A Combined Numerical Model and Optimization for Low Pressure Exhaust System in Steam Turbine

Abstract

Computational fluid dynamics is widely used in the aerodynamic performance analysis of the low pressure exhaust system (LPES) which consists of the exhaust hood and condenser neck. However, most of the former studies analyzed the exhaust system separately without considering the effect on flow field from the last stage. In order to get the detailed information of flow field in LPES of steam turbines and reduce energy loss, a numerical model includes condenser neck, exhaust hood and last stage was constructed. This model can describe the effect of unsymmetrical inlet flow on the aerodynamic performance of LPES, so the effect of the inhomogeneous flow from the last stage was taken into account.
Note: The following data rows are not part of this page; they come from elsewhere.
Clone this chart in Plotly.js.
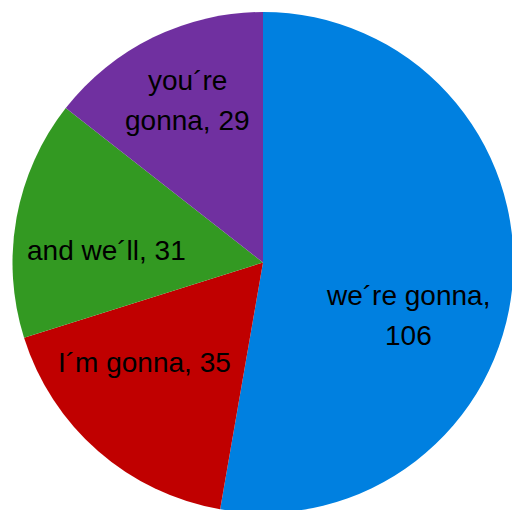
<!DOCTYPE html>
<html><head><meta charset="utf-8">
<script src="https://cdn.plot.ly/plotly-3.0.1.min.js"></script>
<style>html,body{margin:0;padding:0;overflow:hidden;background:#fff}</style>
</head><body><div id="chart"></div>
<script>
const labels = ["we´re gonna", "I´m gonna", "and we´ll", "you´re gonna"];
const values = [106, 35, 31, 29];
const labelLines = [["we´re gonna,", "106"], ["I´m gonna, 35"], ["and we´ll, 31"], ["you´re", "gonna, 29"]];
const colors = ["#0080e0", "#c00000", "#339922", "#7030a0"];

// label block centres in pixels (layout only)
const W = 514, H = 513, ML = 12, MT = 12, LINE = 40;
const labelPos = [[408, 315], [144, 362], [106, 250], [187, 100]];
const pw = W - ML, ph = H - MT;
const annotations = [];
labels.forEach((l, i) => {
  const lines = labelLines[i];
  lines.forEach((t, j) => {
    const py = labelPos[i][1] + (j - (lines.length - 1) / 2) * LINE;
    annotations.push({
      xref: "paper", yref: "paper",
      x: (labelPos[i][0] - ML) / pw,
      y: 1 - (py - MT) / ph,
      xanchor: "center", yanchor: "middle",
      text: t,
      showarrow: false,
      font: {family: "Liberation Sans, Arial, sans-serif", size: 28, color: "#000"}
    });
  });
});

Plotly.newPlot("chart", [{
  type: "pie",
  labels: labels,
  values: values,
  sort: false,
  direction: "clockwise",
  rotation: 0,
  textinfo: "none",
  marker: {colors: colors, line: {width: 0}},
  hoverinfo: "none"
}], {
  width: W, height: H,
  margin: {l: ML, r: 0, t: MT, b: 0},
  showlegend: false,
  paper_bgcolor: "#fff",
  annotations: annotations
}, {staticPlot: true});
</script></body></html>
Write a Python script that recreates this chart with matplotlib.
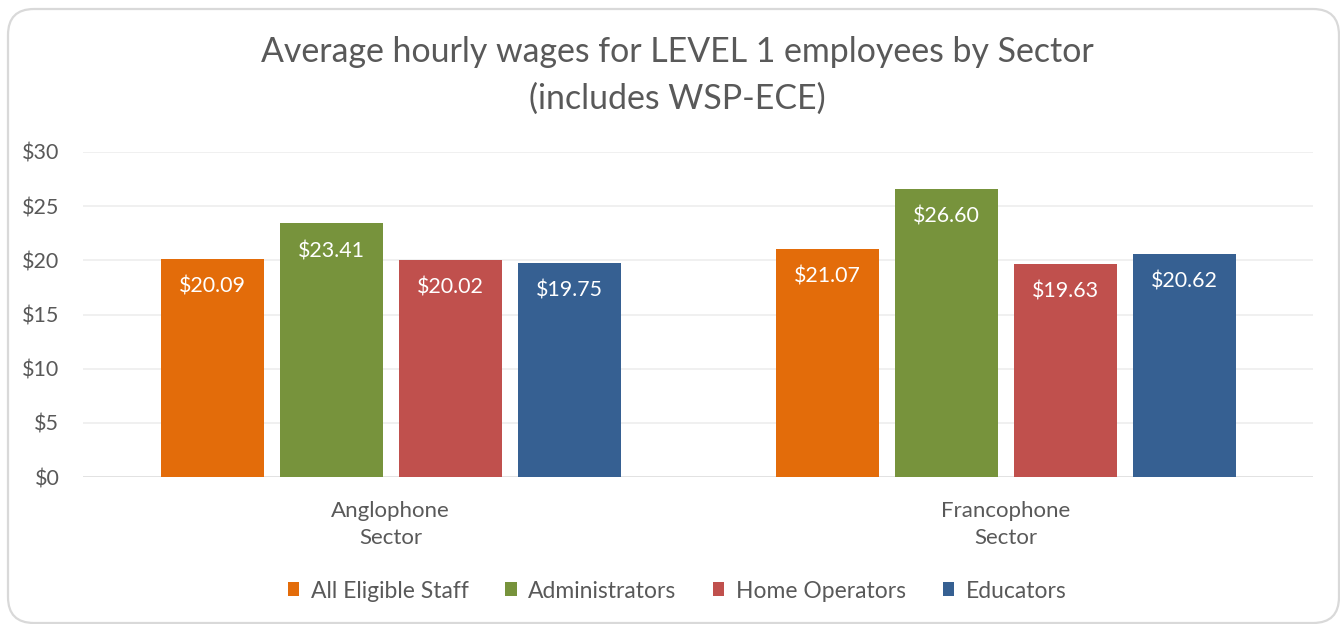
import numpy as np
import matplotlib
matplotlib.use("Agg")
import matplotlib.pyplot as plt
from matplotlib.patches import FancyBboxPatch

plt.rcParams['font.family'] = ['Lato', 'DejaVu Sans']

# data
sectors = ["Anglophone\nSector", "Francophone\nSector"]
series = ["All Eligible Staff", "Administrators", "Home Operators", "Educators"]
all_staff = [20.09, 21.07]
admins = [23.41, 26.60]
home_ops = [20.02, 19.63]
educators = [19.75, 20.62]
colors = ["#E36C0A", "#77933C", "#C0504D", "#366092"]
yticks = [0, 5, 10, 15, 20, 25, 30]

grey = "#595959"

fig = plt.figure(figsize=(13.4, 6.24), dpi=100)

# background axes in pixel units for the rounded border
bg = fig.add_axes([0, 0, 1, 1])
bg.set_xlim(0, 1340)
bg.set_ylim(624, 0)
bg.axis("off")
bg.add_patch(FancyBboxPatch((8, 9), 1331, 614,
                            boxstyle="round,pad=0,rounding_size=26",
                            fill=False, edgecolor="#D9D9D9", linewidth=1.6))

ax = fig.add_axes([83 / 1340, 1 - 477 / 624, 1230 / 1340, 325 / 624])
ax.patch.set_alpha(0)

x = np.arange(len(sectors))
w = 103 / 615
step = 119 / 615
vals = [all_staff, admins, home_ops, educators]
for i, (name, v, c) in enumerate(zip(series, vals, colors)):
    pos = x + (i - 1.5) * step
    bars = ax.bar(pos, v, width=w, color=c, label=name, zorder=3)
    for b, val in zip(bars, v):
        ax.text(b.get_x() + b.get_width() / 2, val - 2.55, "$%.2f" % val,
                ha="center", va="center", color="white", fontsize=15.4, zorder=4)

ax.set_xlim(-0.5, 1.5)
ax.set_ylim(0, 30)
ax.set_yticks(yticks)
ax.set_yticklabels(["$%d" % t for t in yticks], color=grey, fontsize=15.5)
ax.set_xticks(x)
ax.set_xticklabels(sectors, color=grey, fontsize=16, linespacing=1.45)
ax.tick_params(length=0)
ax.tick_params(axis="y", pad=17)
ax.tick_params(axis="x", pad=17)
ax.grid(axis="y", color="#EDEDED", linewidth=1.2, zorder=0)
for s in ax.spines.values():
    s.set_visible(False)
ax.axhline(0, color="#E0E0E0", linewidth=1.2, zorder=2)

fig.text(677 / 1340, 1 - 52 / 624, "Average hourly wages for LEVEL 1 employees by Sector",
         ha="center", va="center", fontsize=24.4, color=grey)
fig.text(677 / 1340, 1 - 99 / 624, "(includes WSP-ECE)",
         ha="center", va="center", fontsize=24.4, color=grey)

fig.legend(loc="center", bbox_to_anchor=(677 / 1340, 1 - 591 / 624), ncol=4,
           frameon=False, fontsize=16.5, handlelength=0.5, handleheight=0.55,
           handletextpad=0.5, columnspacing=1.6, labelcolor=grey)

fig.savefig("out.png", dpi=100)
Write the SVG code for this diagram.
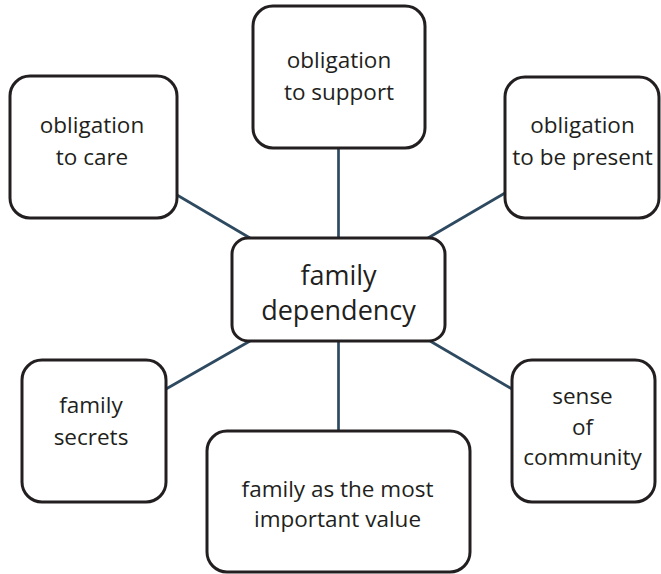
<svg xmlns="http://www.w3.org/2000/svg" width="661" height="574" viewBox="0 0 661 574">
  <style>
    .box { fill: #ffffff; stroke: #231f20; stroke-width: 3; }
    .link { stroke: #2e4a60; stroke-width: 2.7; fill: none; }
    .lbl { font-family: "Open Sans", "Liberation Sans", sans-serif; font-size: 22.5px; fill: #231f20; text-anchor: middle; }
    .hub { font-size: 27px; }
  </style>
  <rect width="661" height="574" fill="#ffffff"/>

  <!-- spokes from the hub to each surrounding box -->
  <g id="connectors">
    <line class="link" x1="338.5" y1="148" x2="338.5" y2="238"/>
    <line class="link" x1="177" y1="195" x2="250" y2="238"/>
    <line class="link" x1="505" y1="193" x2="428" y2="238"/>
    <line class="link" x1="166" y1="389" x2="250" y2="341"/>
    <line class="link" x1="512" y1="389" x2="430" y2="341"/>
    <line class="link" x1="338.5" y1="341" x2="338.5" y2="431"/>
  </g>

  <g id="support">
    <rect class="box" x="253" y="6" width="172" height="142" rx="20"/>
    <text class="lbl" x="339" y="68">obligation</text>
    <text class="lbl" x="339" y="100">to support</text>
  </g>

  <g id="care">
    <rect class="box" x="10" y="76" width="167" height="142" rx="20"/>
    <text class="lbl" x="92" y="133">obligation</text>
    <text class="lbl" x="92" y="165">to care</text>
  </g>

  <g id="present">
    <rect class="box" x="505" y="77" width="154" height="141" rx="20"/>
    <text class="lbl" x="582.5" y="133">obligation</text>
    <text class="lbl" x="582.5" y="165">to be present</text>
  </g>

  <g id="hub">
    <rect class="box" x="232" y="238" width="213" height="103" rx="16"/>
    <text class="lbl hub" x="338.5" y="285">family</text>
    <text class="lbl hub" x="338.5" y="320">dependency</text>
  </g>

  <g id="secrets">
    <rect class="box" x="22" y="360" width="144" height="142" rx="20"/>
    <text class="lbl" x="91" y="413">family</text>
    <text class="lbl" x="91" y="445">secrets</text>
  </g>

  <g id="value">
    <rect class="box" x="207" y="431" width="263" height="141" rx="20"/>
    <text class="lbl" x="337.5" y="497">family as the most</text>
    <text class="lbl" x="337.5" y="527">important value</text>
  </g>

  <g id="community">
    <rect class="box" x="512" y="360" width="143" height="142" rx="20"/>
    <text class="lbl" x="582.5" y="404">sense</text>
    <text class="lbl" x="582.5" y="435">of</text>
    <text class="lbl" x="582.5" y="465">community</text>
  </g>
</svg>
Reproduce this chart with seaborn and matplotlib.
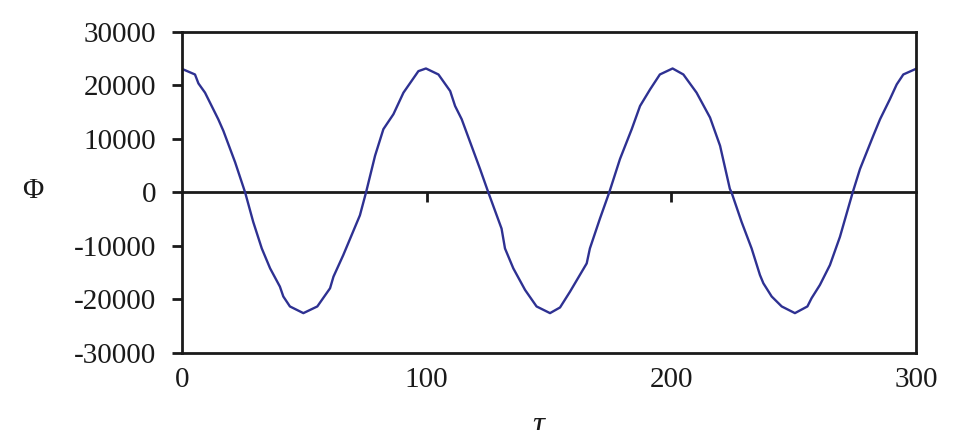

The Reynolds averaged N-S equations with RNG k-ε turbulence model were adopted to analyze the flow field in the exhaust system considering the interaction between the exhaust system and the last stage, the mixing plane approach was used. The combined model can provide more reasonable numerical results of LPES, it shows that the inhomogeneous flow from the last stage is one of the main reasons leading to flow separation in diffuser. The influence of inner low pressure heater and the diffuse function of the condenser neck structure are the main reasons for the nonuniform velocity distribution of the flow field at the LPES outlet. Furthermore, based on the numerical results, an optimal LPES which has better aerodynamic performance and more reasonable flow is obtained. The optimal structure has low steam resistance and low exhaust pressure, so it can increase the efficiency of turbine.